Alors que le battage médiatique autour du Web3/metaverse laissait entendre qu’il s’agissait d’un endroit où les humains pourraient séjourner pendant un temps considérable, il ressemble aujourd’hui à un pays qu’ils peuvent visiter ou dans lequel ils peuvent « faire un saut ». C’est ce qui m’est apparu clairement lors de ma participation à la conférence Validify sur le commerce de détail numérique, qui s’est tenue la semaine dernière dans le Hertfordshire, où l’on s’accorde à dire que le Web3 peut aider les consommateurs (essayer des vêtements ou simuler la décoration d’une maison) mais ne deviendra pas nécessairement un domaine qui rivalise avec « notre monde ».

Il en va de même pour la finance décentralisée, qui n’a pas encore réussi à rivaliser avec le système financier en place, mais dont les éléments les plus utiles, tels que l’infrastructure des actifs numériques, sont en train d’être adoptés par les acteurs du système financier en place.

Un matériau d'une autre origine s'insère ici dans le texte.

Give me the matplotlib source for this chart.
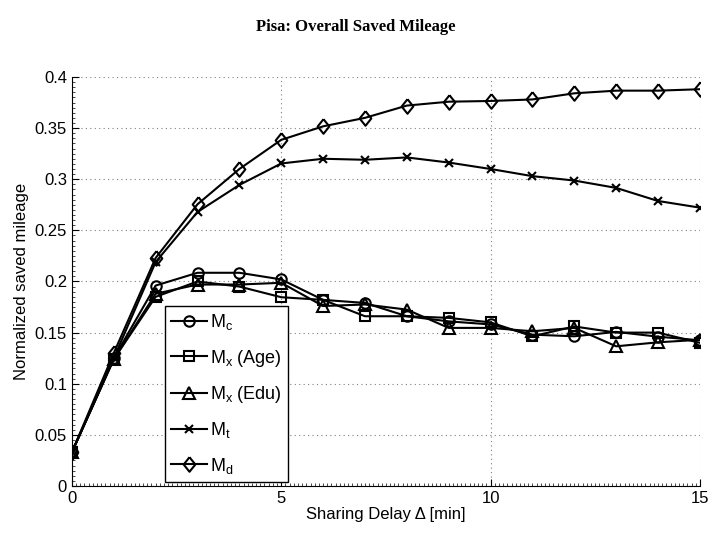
import matplotlib
matplotlib.use('Agg')
from matplotlib import pyplot as plt
import matplotlib.ticker as ticker

delay = list(range(16))
m_c = [0.033, 0.125, 0.196, 0.2085, 0.2085, 0.202, 0.182, 0.179, 0.166, 0.161, 0.158,
       0.148, 0.1464, 0.1507, 0.146, 0.1425]
m_age = [0.033, 0.124, 0.185, 0.200, 0.195, 0.1846, 0.182, 0.166, 0.166, 0.1644, 0.160,
         0.1464, 0.156, 0.150, 0.150, 0.140]
m_edu = [0.033, 0.124, 0.188, 0.197, 0.197, 0.1987, 0.176, 0.1775, 0.1725, 0.1546, 0.1546,
         0.1513, 0.1546, 0.1366, 0.1405, 0.143]
m_t = [0.033, 0.125, 0.219, 0.268, 0.2944, 0.3154, 0.320, 0.319, 0.3213, 0.3163, 0.310,
       0.303, 0.2987, 0.2915, 0.2787, 0.2722]
m_d = [0.033, 0.130, 0.223, 0.2755, 0.310, 0.3385, 0.3517, 0.360, 0.372, 0.3758, 0.3765,
       0.378, 0.384, 0.3866, 0.3866, 0.388]

plt.rcParams['font.family'] = ['Liberation Sans', 'DejaVu Sans']

fig = plt.figure(figsize=(7.12, 5.34), dpi=100)
ax = fig.add_axes([0.101, 0.0899, 0.882, 0.766])

# matlab-ish diamond, a bit wider than 'd'
diamond = [(0, 1), (0.8, 0), (0, -1), (-0.8, 0), (0, 1)]

kw = dict(color='k', linewidth=1.5, markerfacecolor='none', markeredgecolor='k',
          markeredgewidth=1.5)
ax.plot(delay, m_c, marker='o', markersize=7.5, label='M$_\\mathregular{c}$', **kw)
ax.plot(delay, m_age, marker='s', markersize=6.5, label='M$_\\mathregular{x}$ (Age)', **kw)
ax.plot(delay, m_edu, marker='^', markersize=8, label='M$_\\mathregular{x}$ (Edu)', **kw)
ax.plot(delay, m_t, marker='x', markersize=6, label='M$_\\mathregular{t}$', **kw)
ax.plot(delay, m_d, marker=diamond, markersize=10.5, label='M$_\\mathregular{d}$', **kw)

ax.set_xlim(0, 15)
ax.set_ylim(0, 0.4)
ax.xaxis.set_major_locator(ticker.MultipleLocator(5))
ax.xaxis.set_minor_locator(ticker.MultipleLocator(0.1))
ax.yaxis.set_major_locator(ticker.MultipleLocator(0.05))
ax.yaxis.set_minor_locator(ticker.MultipleLocator(0.005))
ax.yaxis.set_major_formatter(ticker.FuncFormatter(lambda v, p: ('%g' % round(v, 3))))
ax.tick_params(which='major', direction='in', length=5, labelsize=12, width=0.8)
ax.tick_params(which='minor', direction='in', length=2.5, width=0.5)
ax.grid(which='major', color='gray', linestyle=(0, (1, 3)), linewidth=0.8)
ax.spines['top'].set_visible(False)
ax.spines['right'].set_visible(False)

ax.set_xlabel('Sharing Delay Δ [min]', fontsize=12, labelpad=1)
ax.set_ylabel('Normalized saved mileage', fontsize=12)
fig.suptitle('Pisa: Overall Saved Mileage', fontsize=12, fontweight='bold',
             family='Liberation Serif', y=0.965)

leg = ax.legend(loc='lower left', bbox_to_anchor=(0.148, 0.01), fontsize=13,
                handlelength=2.0, fancybox=False, framealpha=1, edgecolor='k',
                borderpad=0.35, labelspacing=0.85, handletextpad=0.15, borderaxespad=0)
leg.get_frame().set_linewidth(1.0)

fig.savefig('out.png', dpi=100)
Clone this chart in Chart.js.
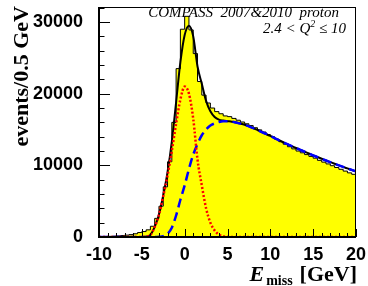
<!DOCTYPE html>
<html>
<head>
<meta charset="utf-8">
<script src="https://cdn.jsdelivr.net/npm/chart.js@4.4.1/dist/chart.umd.min.js"></script>
<style>
html, body { margin: 0; padding: 0; background: #fff; }
#wrap { width: 368px; height: 286px; }
</style>
</head>
<body>
<div id="wrap"><canvas id="c" width="368" height="286"></canvas></div>
<script>
// E_miss grid (GeV): bin edges of the histogram and sample points of the fit curves
const eGrid = [-10, -9.5, -9, -8.5, -8, -7.5, -7, -6.5, -6, -5.5, -5, -4.5, -4, -3.5, -3, -2.5, -2, -1.5, -1, -0.5,
    0, 0.5, 1, 1.5, 2, 2.5, 3, 3.5, 4, 4.5, 5, 5.5, 6, 6.5, 7, 7.5, 8, 8.5, 9, 9.5,
    10, 10.5, 11, 11.5, 12, 12.5, 13, 13.5, 14, 14.5, 15, 15.5, 16, 16.5, 17, 17.5, 18, 18.5, 19, 19.5, 20];

// events per 0.5 GeV bin (60 bins, -10 .. 20)
const histCounts = [
    60, 80, 90, 110, 150, 200, 260, 330, 450, 620,
    760, 1000, 1500, 2600, 4300, 7000, 10500, 16000, 23500, 29000,
    30800, 28900, 25600, 21700, 19800, 18700, 18000, 17500, 17200, 16900,
    16800, 16550, 16300, 16050, 15800, 15550, 15250, 14950, 14650, 14300,
    14000, 13650, 13300, 12950, 12600, 12300, 12000, 11750, 11500, 11250,
    11000, 10700, 10450, 10200, 9950, 9700, 9450, 9200, 8950, 8750
];

// exclusive peak (red dotted)
const signalFit = [
    0, 0, 0, 0, 0, 0, 0, 0, 0, 0, 0,
    50, 300, 1400, 3100, 5700, 8600, 12000, 15800, 19200,
    21000, 20000, 16500, 10800, 7200, 4000, 2000, 900, 330, 100, 20,
    0, 0, 0, 0, 0, 0, 0, 0, 0, 0, 0, 0, 0, 0, 0, 0, 0, 0, 0, 0, 0, 0, 0, 0, 0, 0, 0, 0, 0, 0
];

// non-exclusive background (blue dashed)
const bgFit = [
    0, 0, 0, 0, 0, 0, 0, 0, 0, 0, 0, 0, 0, 0,
    30, 120, 450, 1300, 3000, 5200, 7200, 9500, 11500, 13000, 14200, 15000, 15550, 15850, 16050, 16150,
    16150, 16100, 15980, 15830, 15660, 15440, 15200, 14930, 14650, 14380, 14100, 13800, 13500, 13220,
    12950, 12680, 12420, 12160, 11900, 11650, 11400, 11160, 10920, 10680, 10450, 10220, 10000, 9780,
    9570, 9360, 9150
];

// total fit (black)
const totalFit = [
    0, 0, 0, 0, 0, 0, 0, 0, 0, 0, 0,
    50, 300, 1400, 3130, 5820, 9050, 13300, 18800, 24400,
    28200, 29500, 28000, 23800, 21400, 19000, 17550, 16750, 16380, 16250, 16170,
    16100, 15980, 15830, 15660, 15440, 15200, 14930, 14650, 14380, 14100, 13800, 13500, 13220,
    12950, 12680, 12420, 12160, 11900, 11650, 11400, 11160, 10920, 10680, 10450, 10220, 10000, 9780,
    9570, 9360, 9150
];

const yTicks = [0, 10000, 20000, 30000];
const xTicks = [-10, -5, 0, 5, 10, 15, 20];

function pts(values) {
    return eGrid.map(function (e, i) { return { x: e, y: values[i] }; });
}

const histData = histCounts.map(function (v, i) { return { x: eGrid[i], y: v }; });
histData.push({ x: eGrid[eGrid.length - 1], y: histCounts[histCounts.length - 1] });

const tickFont = { family: 'Liberation Sans', size: 18, weight: 'bold' };

const rootFrame = {
    id: 'rootFrame',
    afterDraw: function (chart) {
        const ctx = chart.ctx;
        const a = chart.chartArea;
        const xs = chart.scales.x, ys = chart.scales.y;
        ctx.save();
        ctx.strokeStyle = '#000';

        // frame
        ctx.lineWidth = 1;
        ctx.strokeRect(a.left + 0.5, a.top + 0.5, a.right - a.left - 1, a.bottom - a.top);
        ctx.lineWidth = 2;
        ctx.beginPath();
        ctx.moveTo(a.left, a.top); ctx.lineTo(a.left, a.bottom); ctx.lineTo(a.right, a.bottom);
        ctx.stroke();

        // inward ticks
        ctx.lineWidth = 1;
        ctx.beginPath();
        for (let v = 0; v <= ys.max; v += 2000) {
            const y = Math.round(ys.getPixelForValue(v)) + 0.5;
            const len = v % 10000 === 0 ? 11 : 5.5;
            ctx.moveTo(a.left, y); ctx.lineTo(a.left + len, y);
        }
        for (let v = xs.min; v <= xs.max; v += 1) {
            const x = Math.round(xs.getPixelForValue(v)) + 0.5;
            const len = v % 5 === 0 ? 8 : 4;
            ctx.moveTo(x, a.bottom); ctx.lineTo(x, a.bottom - len);
        }
        ctx.stroke();

        ctx.fillStyle = '#000';
        ctx.textBaseline = 'alphabetic';

        // y title
        ctx.save();
        ctx.translate(28, 6);
        ctx.rotate(-Math.PI / 2);
        ctx.textAlign = 'right';
        ctx.font = 'bold 22px "Liberation Serif"';
        ctx.fillText('events/0.5 GeV', 0, 0);
        ctx.restore();

        // x title: E_miss [GeV]
        ctx.textAlign = 'left';
        ctx.font = 'bold 22px "Liberation Serif"';
        const gev = '[GeV]';
        const gevX = 357 - ctx.measureText(gev).width;
        ctx.fillText(gev, gevX, 281);
        ctx.font = 'bold 14px "Liberation Serif"';
        const missX = gevX - 7 - ctx.measureText('miss').width;
        ctx.fillText('miss', missX, 285);
        ctx.font = 'italic bold 22px "Liberation Serif"';
        ctx.fillText('E', missX - 2 - ctx.measureText('E').width, 281);

        // legend text top right
        ctx.font = 'italic 15px "Liberation Serif"';
        ctx.textAlign = 'right';
        ctx.fillText('COMPASS  2007&2010  proton', 339, 17);
        ctx.textAlign = 'left';
        const p1 = ' \u2264 10', p0 = '2.4 < ';
        const w1 = ctx.measureText(p1).width;
        const wq = ctx.measureText('Q').width;
        ctx.font = 'italic 10px "Liberation Serif"';
        const w2 = ctx.measureText('2').width;
        let x = 346 - w1;
        ctx.fillText('2', x - w2, 27);
        ctx.font = 'italic 15px "Liberation Serif"';
        ctx.fillText(p1, x, 33);
        x -= w2 + wq;
        ctx.fillText('Q', x, 33);
        ctx.fillText(p0, x - ctx.measureText(p0).width, 33);

        ctx.restore();
    }
};

new Chart(document.getElementById('c'), {
    type: 'line',
    data: {
        datasets: [
            { label: 'signal', data: pts(signalFit), borderColor: '#ff0000', borderWidth: 2.5, borderDash: [2, 2],
              pointRadius: 0, cubicInterpolationMode: 'monotone', fill: false, order: 1 },
            { label: 'background', data: pts(bgFit), borderColor: '#0000ff', borderWidth: 2.5, borderDash: [9, 5],
              pointRadius: 0, cubicInterpolationMode: 'monotone', fill: false, order: 2 },
            { label: 'total', data: pts(totalFit), borderColor: '#000000', borderWidth: 2,
              pointRadius: 0, cubicInterpolationMode: 'monotone', fill: false, order: 3 },
            { label: 'data', data: histData, stepped: 'before', borderColor: '#000000', borderWidth: 1,
              backgroundColor: '#ffff00', fill: 'origin', pointRadius: 0, order: 4 }
        ]
    },
    options: {
        responsive: false,
        animation: false,
        devicePixelRatio: 1,
        layout: { padding: { top: 7, right: 12, left: 0, bottom: 0 } },
        plugins: { legend: { display: false }, tooltip: { enabled: false } },
        scales: {
            x: {
                type: 'linear', min: -10, max: 20,
                afterFit: function (s) { s.height = 49; s.paddingLeft = 0; s.paddingRight = 0; },
                afterBuildTicks: function (s) { s.ticks = xTicks.map(function (v) { return { value: v }; }); },
                grid: { display: false }, border: { display: false },
                ticks: { autoSkip: false, maxRotation: 0, padding: -1, color: '#000', font: tickFont,
                         callback: function (v) { return String(v); } }
            },
            y: {
                type: 'linear', min: 0, max: 32100,
                afterFit: function (s) { s.width = 99; s.paddingTop = 0; s.paddingBottom = 0; },
                afterBuildTicks: function (s) { s.ticks = yTicks.map(function (v) { return { value: v }; }); },
                grid: { display: false }, border: { display: false },
                ticks: { padding: 8, color: '#000', font: tickFont,
                         callback: function (v) { return String(v); } }
            }
        }
    },
    plugins: [rootFrame]
});
</script>
</body>
</html>
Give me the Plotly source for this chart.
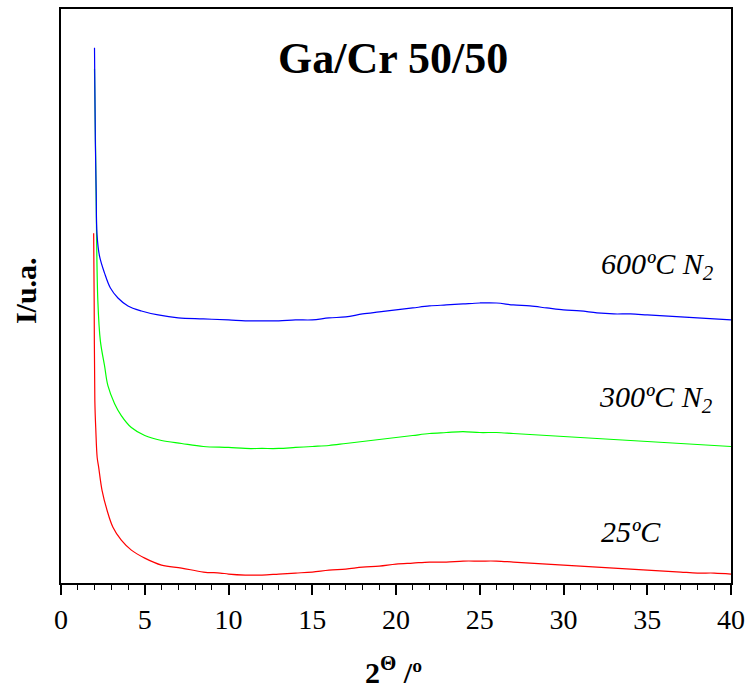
import plotly.graph_objects as go

# 2-theta positions (degrees)
x_600 = [2.0, 2.05, 2.1, 2.15, 2.3, 2.6, 2.95, 3.4, 4.0, 4.8, 5.8, 7.0, 8.5,
         10, 11, 12, 13, 14, 15, 16, 17, 18, 19, 20, 21, 22, 23, 24, 25, 26,
         27, 28, 29, 30, 31, 32, 33, 34, 35, 36, 37, 38, 39, 40]
i_600 = [537, 443, 393, 350, 328, 311, 296, 286, 278, 273, 269, 266, 265,
         264, 263, 263, 263, 264, 264, 266, 267, 270, 272, 274, 276, 278, 279, 280, 281, 281,
         279, 278, 276, 274, 273, 271, 270, 270, 269, 268, 267, 266, 265, 264]

x_300 = [2.0, 2.05, 2.1, 2.2, 2.35, 2.6, 2.8, 3.2, 3.6, 4.2, 5.0, 6.0, 7.2, 8.5,
         10, 11, 12, 13, 14, 15, 16, 17, 18, 19, 20, 21, 22, 23, 24, 25, 26,
         27, 28, 29, 30, 31, 32, 33, 34, 35, 36, 37, 38, 39, 40]
i_300 = [516, 453, 383, 283, 243, 218, 198, 180, 168, 156, 148, 143, 140, 137,
         136, 135, 135, 135, 136, 137, 138, 140, 142, 144, 146, 148, 150, 151, 152, 151, 151,
         150, 149, 148, 147, 146, 145, 144, 143, 142, 141, 140, 139, 138, 137]

x_25 = [1.95, 1.98, 2.02, 2.08, 2.16, 2.25, 2.45, 2.75, 3.1, 3.6, 4.2, 5.0, 6.0, 7.2, 8.5,
        9.5, 10, 11, 12, 13, 14, 15, 16, 17, 18, 19, 20, 21, 22, 23, 24, 25, 26,
        27, 28, 29, 30, 31, 32, 33, 34, 35, 36, 37, 38, 39, 40]
i_25 = [351, 283, 183, 153, 126, 116, 93, 73, 56, 43, 33, 25, 18, 15, 11,
        10, 9, 8, 8, 9, 10, 11, 13, 14, 16, 17, 19, 20, 21, 21, 22, 22, 22,
        21, 20, 19, 18, 17, 16, 15, 14, 13, 12, 11, 10, 10, 9]

series = [
    ("25ºC", x_25, i_25, "#ff0000"),
    ("300ºC N2", x_300, i_300, "#00ff00"),
    ("600ºC N2", x_600, i_600, "#0000ff"),
]

fig = go.Figure()
for name, xs, ys, col in series:
    fig.add_trace(go.Scatter(x=xs, y=ys, mode="lines", name=name,
                             line=dict(color=col, width=1.2), line_shape="spline"))

serif = "Liberation Serif, Times New Roman, serif"

fig.update_layout(
    width=752, height=691,
    margin=dict(l=61, r=20, t=7, b=108),
    paper_bgcolor="white", plot_bgcolor="white",
    showlegend=False,
    xaxis=dict(range=[0, 40], tickmode="linear", tick0=0, dtick=5,
               ticks="outside", ticklen=10, tickwidth=1.5, tickcolor="black",
               minor=dict(dtick=1, ticks="outside", ticklen=5, tickwidth=1.2, tickcolor="black"),
               showline=True, linecolor="black", linewidth=2, mirror=True,
               showgrid=False, zeroline=False,
               tickfont=dict(family=serif, size=28, color="black")),
    yaxis=dict(range=[0, 576], showticklabels=False, ticks="",
               showline=True, linecolor="black", linewidth=2, mirror=True,
               showgrid=False, zeroline=False),
)

ann = [
    dict(text="<b>Ga/Cr 50/50</b>", x=0.495, y=526, xref="paper", yref="y",
         font=dict(family=serif, size=44, color="black")),
    dict(text="<i>600ºC N<sub>2</sub></i>", x=32.1, y=318, xref="x", yref="y", xanchor="left",
         font=dict(family=serif, size=30, color="black")),
    dict(text="<i>300ºC N<sub>2</sub></i>", x=32.0, y=185, xref="x", yref="y", xanchor="left",
         font=dict(family=serif, size=30, color="black")),
    dict(text="<i>25ºC</i>", x=32.1, y=52, xref="x", yref="y", xanchor="left",
         font=dict(family=serif, size=30, color="black")),
    dict(text="<b>2<sup>Θ</sup> /º</b>", x=0.496, y=-0.151, xref="paper", yref="paper",
         font=dict(family=serif, size=30, color="black")),
    dict(text="<b>I/u.a.</b>", x=-0.054, y=0.51, xref="paper", yref="paper", textangle=-90,
         font=dict(family=serif, size=30, color="black")),
]
for a in ann:
    a.setdefault("showarrow", False)
    a.setdefault("xanchor", "center")
    a.setdefault("yanchor", "middle")
    fig.add_annotation(**a)

fig.write_html("out.html")
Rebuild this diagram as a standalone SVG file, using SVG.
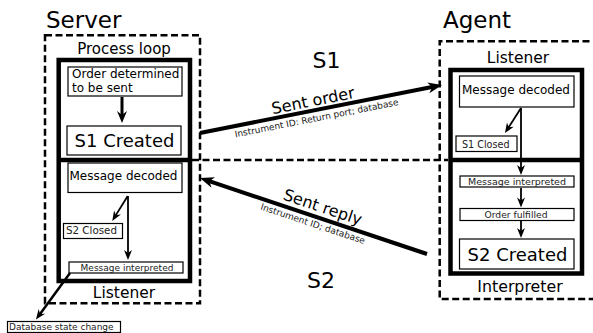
<svg xmlns="http://www.w3.org/2000/svg" width="593" height="333" viewBox="0 0 593 333">
<style>
text{font-family:"DejaVu Sans","Liberation Sans",sans-serif;fill:#000}
.dash{fill:none;stroke:#000;stroke-width:2.5;stroke-dasharray:7,3.5}
.thick{fill:none;stroke:#000;stroke-width:4.5}
.box{fill:#fff;stroke:#000;stroke-width:1.2}
.mid{text-anchor:middle}
.conn{fill:none;stroke:#000}
.sm{fill:#222}
</style>
<defs>
<marker id="big" markerUnits="userSpaceOnUse" viewBox="-15 -7 17 14" refX="-9" refY="0" markerWidth="17" markerHeight="14" orient="auto"><path d="M0,0 L-14,-5.5 L-10,0 L-14,5.5 Z" fill="#000"/></marker>
<marker id="med" markerUnits="userSpaceOnUse" viewBox="-13 -6 15 12" refX="-7" refY="0" markerWidth="15" markerHeight="12" orient="auto"><path d="M0,0 L-12,-5 L-8,0 L-12,5 Z" fill="#000"/></marker>
<marker id="small" markerUnits="userSpaceOnUse" viewBox="-11 -5 13 10" refX="-6" refY="0" markerWidth="13" markerHeight="10" orient="auto"><path d="M0,0 L-10,-4 L-7,0 L-10,4 Z" fill="#000"/></marker>
</defs>

<g id="server">
<text x="46" y="28" font-size="23">Server</text>
<rect class="dash" x="45" y="35.3" width="155" height="268"/>
<text class="mid" x="124" y="54" font-size="15">Process loop</text>
<rect class="thick" x="58.7" y="60" width="131.3" height="221"/>
<line x1="58.7" y1="160" x2="190" y2="160" stroke="#000" stroke-width="4.5"/>
<text class="mid" x="124" y="298" font-size="15.5">Listener</text>
</g>

<g id="agent">
<text x="443" y="28" font-size="23">Agent</text>
<path class="dash" d="M600,41.3 H439.7 V299 H600"/>
<text class="mid" x="518" y="63" font-size="15.5">Listener</text>
<rect class="thick" x="450.5" y="70" width="131.5" height="203.5"/>
<line x1="450.5" y1="160" x2="582" y2="160" stroke="#000" stroke-width="4.5"/>
<text class="mid" x="520" y="292" font-size="15.8">Interpreter</text>
</g>

<g id="order-determined">
<rect class="box" x="68" y="67" width="114" height="29"/>
<text x="72" y="77.5" font-size="12">Order determined</text>
<text x="72" y="91.5" font-size="12">to be sent</text>
</g>
<g id="s1-created">
<rect class="box" x="67" y="126" width="114" height="29"/>
<text class="mid" x="124.5" y="146.5" font-size="18">S1 Created</text>
</g>
<g id="server-message-decoded">
<rect class="box" x="68" y="163" width="114" height="29.5"/>
<text class="mid" x="123.5" y="179.5" font-size="12">Message decoded</text>
</g>
<g id="s2-closed">
<rect class="box" x="63.5" y="223.5" width="59" height="15"/>
<text class="sm" x="66" y="234" font-size="10.3">S2 Closed</text>
</g>
<g id="server-message-interpreted">
<rect class="box" x="69" y="262" width="114" height="11"/>
<text class="mid sm" x="127" y="271" font-size="9">Message interpreted</text>
</g>
<g id="database-state-change">
<rect class="box" x="7.5" y="321.5" width="113" height="11"/>
<text class="sm" x="9" y="329.5" font-size="9">Database state change</text>
</g>

<g id="agent-message-decoded">
<rect class="box" x="459.5" y="76" width="114.5" height="31"/>
<text class="mid" x="516" y="94" font-size="12">Message decoded</text>
</g>
<g id="s1-closed">
<rect class="box" x="456" y="136" width="61" height="15.5"/>
<text class="sm" x="462" y="147.5" font-size="9.6">S1 Closed</text>
</g>
<g id="agent-message-interpreted">
<rect class="box" x="460" y="176" width="114" height="11"/>
<text class="mid sm" x="517" y="185" font-size="9.5">Message interpreted</text>
</g>
<g id="order-fulfilled">
<rect class="box" x="460" y="208.5" width="114" height="12"/>
<text class="mid sm" x="516" y="217.5" font-size="9.2">Order fulfilled</text>
</g>
<g id="s2-created">
<rect class="box" x="459.5" y="239" width="114.5" height="30"/>
<text class="mid" x="517.5" y="260.5" font-size="18">S2 Created</text>
</g>

<g id="labels">
<text class="mid" x="326.5" y="68" font-size="22">S1</text>
<text class="mid" x="321" y="288" font-size="22">S2</text>
</g>

<g id="connectors">
<line class="dash" x1="192" y1="160" x2="448" y2="160"/>
<line class="conn" x1="122" y1="97" x2="122" y2="116" stroke-width="3" marker-end="url(#med)"/>
<line class="conn" x1="127.7" y1="196" x2="115.4" y2="215.9" stroke-width="1.8" marker-end="url(#small)"/>
<line class="conn" x1="128" y1="196" x2="128" y2="254" stroke-width="1.8" marker-end="url(#small)"/>
<line class="conn" x1="70" y1="273" x2="39.5" y2="314.7" stroke-width="2.5" marker-end="url(#small)"/>
<line class="conn" x1="521" y1="108" x2="508.2" y2="128" stroke-width="1.8" marker-end="url(#small)"/>
<line class="conn" x1="521" y1="108" x2="521" y2="169" stroke-width="1.8" marker-end="url(#small)"/>
<line class="conn" x1="521" y1="188" x2="521" y2="201.5" stroke-width="1.8" marker-end="url(#small)"/>
<line class="conn" x1="521" y1="221" x2="521" y2="232" stroke-width="1.8" marker-end="url(#small)"/>
<g id="sent-order">
<line class="conn" x1="200" y1="133" x2="433.2" y2="86.8" stroke-width="4" marker-end="url(#big)"/>
<g transform="translate(315,110.4) rotate(-11.2)">
<text class="mid" x="0" y="-4.5" font-size="16">Sent order</text>
<text class="mid sm" x="0" y="11" font-size="9">Instrument ID: Return port; database</text>
</g>
</g>
<g id="sent-reply">
<line class="conn" x1="427" y1="254" x2="208.5" y2="180.9" stroke-width="4" marker-end="url(#big)"/>
<g transform="translate(319,218) rotate(18.5)">
<text class="mid" x="0" y="-6" font-size="16">Sent reply</text>
<text class="mid sm" x="-4" y="10.5" font-size="9">Instrument ID; database</text>
</g>
</g>
</g>
</svg>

Dans les deux cas, la modestie croissante des nouvelles « inventions » est corrélée à la hausse des taux d’intérêt (et à la baisse de la liquidité du marché), ce qui montre que (comme à l’époque de Descartes dans la République néerlandaise dans les années 1630 et 1640 lors de la bulle des tulipes) de nombreux triomphes de l’innovation sont dans une large mesure de l’argent bon marché dans le sillage des nouvelles technologies.

Dans certains cas, l’argent bon marché et une bonne conception/marque permettent à des entreprises axées sur les nouvelles technologies de s’emparer de parts de marché, de mettre en place de nouvelles chaînes d’approvisionnement et, de manière générale, de faciliter la vie des consommateurs (c’est le cas d’un petit nombre de plates-formes fintech et grand public). L’argent bon marché permet également aux investisseurs et au marché commercial au sens large de croire que de « nouveaux mondes commerciaux » (comme le Metaverse) peuvent être créés et qu’ils auront le même potentiel commercial que le monde humain. Cette idée est en train de disparaître.

Dans une certaine mesure, comme les attentes concernant le potentiel du métavers et de la finance décentralisée sont déçues, les investisseurs et les analystes devraient se montrer plus circonspects à l’égard de l’IA. L’IA, le métavers et la finance décentralisée sont des choses très différentes, bien qu’elles soient toutes animées par les mêmes marchés financiers, les mêmes investisseurs en capital-risque et les mêmes évangélistes.

D’après ma propre expérience, l’IA est enracinée dans l’analyse de régression des données – ce qui me rend cynique à son sujet compte tenu du temps que j’ai consacré à l’économétrie. Je pense qu’elle est différente du Web3/metaverse et de defi dans la mesure où l’IA peut potentiellement opérer et construire ces deux « mondes », ainsi que le nôtre. La programmation informatique pilotée par l’IA est un exemple d’application permettant d’améliorer la productivité.

Ce qui la rend potentiellement intéressante et mortelle, pour revenir à ce que je disais plus haut, c’est qu’elle peut évoluer et améliorer la façon dont elle a été structurée par les programmeurs, au point que, pour citer Descartes, « elle pense, donc elle est ». Il y a de quoi s’inquiéter.